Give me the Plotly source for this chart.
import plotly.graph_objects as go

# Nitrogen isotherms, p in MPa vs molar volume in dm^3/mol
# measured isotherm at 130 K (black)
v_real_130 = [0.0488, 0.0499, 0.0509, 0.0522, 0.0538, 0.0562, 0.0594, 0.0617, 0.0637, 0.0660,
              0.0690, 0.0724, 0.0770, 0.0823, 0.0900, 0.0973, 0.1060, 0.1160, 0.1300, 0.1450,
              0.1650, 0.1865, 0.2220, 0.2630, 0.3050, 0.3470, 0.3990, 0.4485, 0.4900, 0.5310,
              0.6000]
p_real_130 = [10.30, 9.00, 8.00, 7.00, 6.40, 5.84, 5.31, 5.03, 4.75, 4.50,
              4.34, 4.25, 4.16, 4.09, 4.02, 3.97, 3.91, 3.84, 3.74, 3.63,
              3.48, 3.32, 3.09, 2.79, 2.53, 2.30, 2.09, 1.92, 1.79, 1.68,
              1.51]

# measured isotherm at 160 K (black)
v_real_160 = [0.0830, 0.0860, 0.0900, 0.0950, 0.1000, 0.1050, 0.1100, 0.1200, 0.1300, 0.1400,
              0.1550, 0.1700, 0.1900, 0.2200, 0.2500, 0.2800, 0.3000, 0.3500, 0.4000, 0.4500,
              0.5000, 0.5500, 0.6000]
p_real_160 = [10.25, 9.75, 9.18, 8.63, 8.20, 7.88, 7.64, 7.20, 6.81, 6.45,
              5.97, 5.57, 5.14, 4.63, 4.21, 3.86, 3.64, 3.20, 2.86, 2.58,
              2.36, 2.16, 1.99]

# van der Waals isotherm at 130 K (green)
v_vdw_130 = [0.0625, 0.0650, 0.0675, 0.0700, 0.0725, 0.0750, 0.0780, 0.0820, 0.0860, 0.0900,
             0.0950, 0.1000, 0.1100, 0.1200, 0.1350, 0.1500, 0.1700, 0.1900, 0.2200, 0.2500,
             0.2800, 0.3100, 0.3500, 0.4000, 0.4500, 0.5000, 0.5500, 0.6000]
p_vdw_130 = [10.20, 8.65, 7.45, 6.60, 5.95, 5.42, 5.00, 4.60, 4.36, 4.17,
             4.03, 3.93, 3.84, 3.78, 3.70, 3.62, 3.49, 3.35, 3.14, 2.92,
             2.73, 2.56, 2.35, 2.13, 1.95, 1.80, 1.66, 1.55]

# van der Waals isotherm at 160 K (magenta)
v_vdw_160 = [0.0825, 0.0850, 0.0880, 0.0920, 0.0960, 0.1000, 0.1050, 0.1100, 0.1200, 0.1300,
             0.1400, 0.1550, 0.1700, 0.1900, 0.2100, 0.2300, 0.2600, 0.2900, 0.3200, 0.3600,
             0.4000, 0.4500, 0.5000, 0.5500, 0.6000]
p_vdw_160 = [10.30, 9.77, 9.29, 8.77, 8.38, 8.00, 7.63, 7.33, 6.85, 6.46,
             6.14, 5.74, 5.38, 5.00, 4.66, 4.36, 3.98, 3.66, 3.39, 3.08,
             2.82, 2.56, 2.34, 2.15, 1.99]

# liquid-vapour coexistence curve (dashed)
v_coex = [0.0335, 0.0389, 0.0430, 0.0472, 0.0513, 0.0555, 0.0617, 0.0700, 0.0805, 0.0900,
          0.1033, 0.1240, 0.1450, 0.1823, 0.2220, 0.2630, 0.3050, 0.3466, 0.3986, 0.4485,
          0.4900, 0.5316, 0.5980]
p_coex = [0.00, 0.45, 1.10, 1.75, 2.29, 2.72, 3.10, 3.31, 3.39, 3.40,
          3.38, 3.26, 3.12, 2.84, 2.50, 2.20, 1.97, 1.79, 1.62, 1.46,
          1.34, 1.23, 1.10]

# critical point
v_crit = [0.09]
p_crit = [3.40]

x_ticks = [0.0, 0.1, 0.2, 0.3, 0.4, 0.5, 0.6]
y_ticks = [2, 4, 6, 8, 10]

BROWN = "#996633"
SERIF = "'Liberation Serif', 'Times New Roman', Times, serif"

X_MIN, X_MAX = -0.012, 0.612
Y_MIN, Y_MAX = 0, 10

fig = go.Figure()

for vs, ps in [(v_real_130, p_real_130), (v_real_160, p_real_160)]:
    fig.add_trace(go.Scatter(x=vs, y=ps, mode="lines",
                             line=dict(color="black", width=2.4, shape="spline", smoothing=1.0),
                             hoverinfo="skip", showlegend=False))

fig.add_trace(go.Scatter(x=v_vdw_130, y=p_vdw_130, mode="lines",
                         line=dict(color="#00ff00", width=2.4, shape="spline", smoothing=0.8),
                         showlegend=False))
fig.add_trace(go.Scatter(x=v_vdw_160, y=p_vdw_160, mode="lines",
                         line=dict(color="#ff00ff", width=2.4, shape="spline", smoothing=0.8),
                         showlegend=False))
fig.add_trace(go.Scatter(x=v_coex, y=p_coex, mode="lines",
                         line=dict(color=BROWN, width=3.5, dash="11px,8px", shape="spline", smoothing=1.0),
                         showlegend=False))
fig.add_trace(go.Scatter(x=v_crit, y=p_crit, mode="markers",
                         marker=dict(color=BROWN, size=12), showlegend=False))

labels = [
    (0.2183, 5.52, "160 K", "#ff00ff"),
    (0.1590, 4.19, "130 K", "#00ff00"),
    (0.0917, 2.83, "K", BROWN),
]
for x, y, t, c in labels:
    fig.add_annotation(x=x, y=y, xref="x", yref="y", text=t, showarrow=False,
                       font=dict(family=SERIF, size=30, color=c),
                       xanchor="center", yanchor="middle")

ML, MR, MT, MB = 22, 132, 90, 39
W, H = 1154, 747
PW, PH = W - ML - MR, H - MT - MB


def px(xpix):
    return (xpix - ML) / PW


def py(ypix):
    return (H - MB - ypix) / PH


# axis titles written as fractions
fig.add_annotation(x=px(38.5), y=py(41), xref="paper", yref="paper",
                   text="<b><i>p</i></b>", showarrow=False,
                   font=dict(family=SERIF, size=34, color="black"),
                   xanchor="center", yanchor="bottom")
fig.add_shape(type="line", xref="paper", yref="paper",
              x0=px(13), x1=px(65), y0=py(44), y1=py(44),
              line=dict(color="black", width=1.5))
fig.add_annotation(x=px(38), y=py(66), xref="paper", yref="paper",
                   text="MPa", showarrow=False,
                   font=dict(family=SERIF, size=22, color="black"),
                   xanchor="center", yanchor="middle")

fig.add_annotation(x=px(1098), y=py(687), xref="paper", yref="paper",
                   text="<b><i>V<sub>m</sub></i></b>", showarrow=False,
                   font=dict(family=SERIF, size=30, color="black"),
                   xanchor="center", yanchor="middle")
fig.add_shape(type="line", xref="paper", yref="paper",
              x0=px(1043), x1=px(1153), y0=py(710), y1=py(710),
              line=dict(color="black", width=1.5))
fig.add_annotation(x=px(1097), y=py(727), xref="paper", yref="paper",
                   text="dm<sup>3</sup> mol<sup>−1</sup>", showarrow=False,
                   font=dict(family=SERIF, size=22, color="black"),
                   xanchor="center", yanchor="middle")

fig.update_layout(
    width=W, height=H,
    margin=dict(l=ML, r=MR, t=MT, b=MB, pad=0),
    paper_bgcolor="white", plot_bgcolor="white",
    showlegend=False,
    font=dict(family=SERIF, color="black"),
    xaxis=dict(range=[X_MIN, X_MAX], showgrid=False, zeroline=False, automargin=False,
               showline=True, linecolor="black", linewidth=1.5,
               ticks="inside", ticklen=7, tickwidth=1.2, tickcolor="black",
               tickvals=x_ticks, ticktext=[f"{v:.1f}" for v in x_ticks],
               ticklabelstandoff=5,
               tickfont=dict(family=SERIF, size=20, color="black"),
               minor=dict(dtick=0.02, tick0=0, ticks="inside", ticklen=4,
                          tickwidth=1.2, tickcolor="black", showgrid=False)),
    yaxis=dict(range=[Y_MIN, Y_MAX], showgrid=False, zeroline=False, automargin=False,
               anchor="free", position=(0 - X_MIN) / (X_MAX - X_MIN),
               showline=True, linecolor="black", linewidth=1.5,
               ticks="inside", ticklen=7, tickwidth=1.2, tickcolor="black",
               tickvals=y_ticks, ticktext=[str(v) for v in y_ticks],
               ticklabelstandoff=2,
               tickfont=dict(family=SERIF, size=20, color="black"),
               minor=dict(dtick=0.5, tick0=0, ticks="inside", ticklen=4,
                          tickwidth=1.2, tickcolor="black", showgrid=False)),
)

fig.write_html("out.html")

• _Exercise_: Print, please, the lines from the first line of the material through the line that contains "import plotly.graph_objects as go", exactly as written and with nothing added.

• _Written answer_:
Give me the Plotly source for this chart.
import plotly.graph_objects as go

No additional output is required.